* _Recorded data_:
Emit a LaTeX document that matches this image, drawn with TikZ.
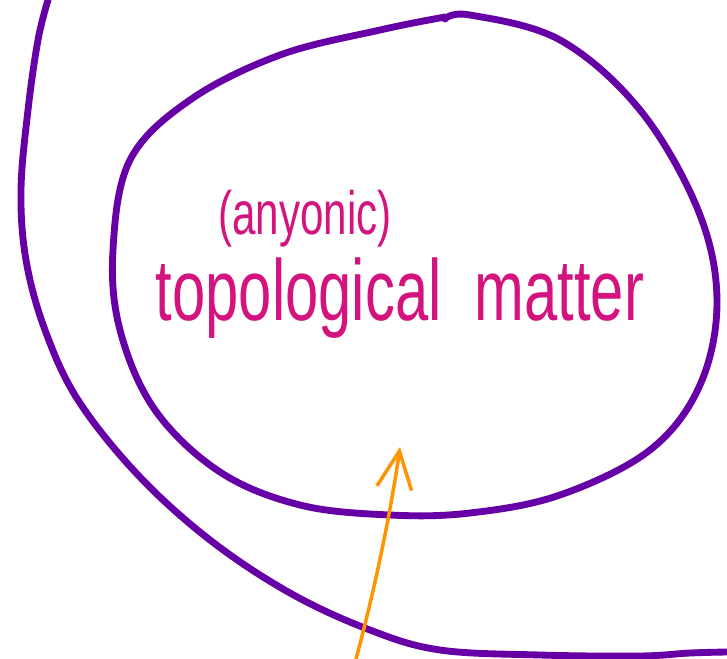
\documentclass[tikz,border=0pt]{standalone}
\usepackage{fontspec}
\setmainfont{Liberation Sans}
\usetikzlibrary{arrows.meta}
\definecolor{ink}{HTML}{6600A6}
\definecolor{pen}{HTML}{D4147E}
\definecolor{amber}{HTML}{FF9300}

\begin{document}
\begin{tikzpicture}[x=0.02cm,y=-0.02cm,>={Straight Barb[length=0.75cm,width=0.7cm]},
    ring/.style={draw=ink,line width=3.9pt,line cap=round,line join=round},
    scrawl/.style={text=pen,inner sep=0pt,anchor=base,yscale=1.45},
    pointer/.style={draw=amber,line width=2pt,line cap=round}]
    \useasboundingbox (0,0) rectangle (727,659);
    % outer boundary
    \draw[ring] plot[smooth,tension=0.6] coordinates {(48,0) (38,40) (28,110) (21,190) (26,260)
      (45,330) (78,400) (138,475) (210,540) (290,593) (370,630) (440,650) (540,655)
      (640,656) (690,653) (727,652)};
    % inner region
    \draw[ring] plot[smooth,tension=0.6] coordinates {(445,19) (470,15) (560,40) (640,110)
      (698,210) (717,300) (700,385) (650,450) (560,495) (470,513) (390,515) (300,505)
      (220,472) (155,410) (120,330) (113,250) (130,160) (190,100) (280,55) (380,30) (445,17)};
    \node[scrawl] (anyon) at (305,234) {\fontsize{24}{28}\selectfont (anyonic)};
    \node[scrawl] (topo) at (400,320) {\fontsize{34}{40}\selectfont topological\ \ matter};
    \coordinate (foot) at (356,659);
    \coordinate (tip) at (400,447);
    \draw[pointer,->] (foot) .. controls (380,570) and (394,490) .. (tip);
  \end{tikzpicture}
\end{document}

* _What you have to do_: Repeat the material above in full and unchanged, minus its images.

* _Task response_:
Emit a LaTeX document that matches this image, drawn with TikZ.
\documentclass[tikz,border=0pt]{standalone}
\usepackage{fontspec}
\setmainfont{Liberation Sans}
\usetikzlibrary{arrows.meta}
\definecolor{ink}{HTML}{6600A6}
\definecolor{pen}{HTML}{D4147E}
\definecolor{amber}{HTML}{FF9300}

\begin{document}
\begin{tikzpicture}[x=0.02cm,y=-0.02cm,>={Straight Barb[length=0.75cm,width=0.7cm]},
    ring/.style={draw=ink,line width=3.9pt,line cap=round,line join=round},
    scrawl/.style={text=pen,inner sep=0pt,anchor=base,yscale=1.45},
    pointer/.style={draw=amber,line width=2pt,line cap=round}]
    \useasboundingbox (0,0) rectangle (727,659);
    % outer boundary
    \draw[ring] plot[smooth,tension=0.6] coordinates {(48,0) (38,40) (28,110) (21,190) (26,260)
      (45,330) (78,400) (138,475) (210,540) (290,593) (370,630) (440,650) (540,655)
      (640,656) (690,653) (727,652)};
    % inner region
    \draw[ring] plot[smooth,tension=0.6] coordinates {(445,19) (470,15) (560,40) (640,110)
      (698,210) (717,300) (700,385) (650,450) (560,495) (470,513) (390,515) (300,505)
      (220,472) (155,410) (120,330) (113,250) (130,160) (190,100) (280,55) (380,30) (445,17)};
    \node[scrawl] (anyon) at (305,234) {\fontsize{24}{28}\selectfont (anyonic)};
    \node[scrawl] (topo) at (400,320) {\fontsize{34}{40}\selectfont topological\ \ matter};
    \coordinate (foot) at (356,659);
    \coordinate (tip) at (400,447);
    \draw[pointer,->] (foot) .. controls (380,570) and (394,490) .. (tip);
  \end{tikzpicture}
\end{document}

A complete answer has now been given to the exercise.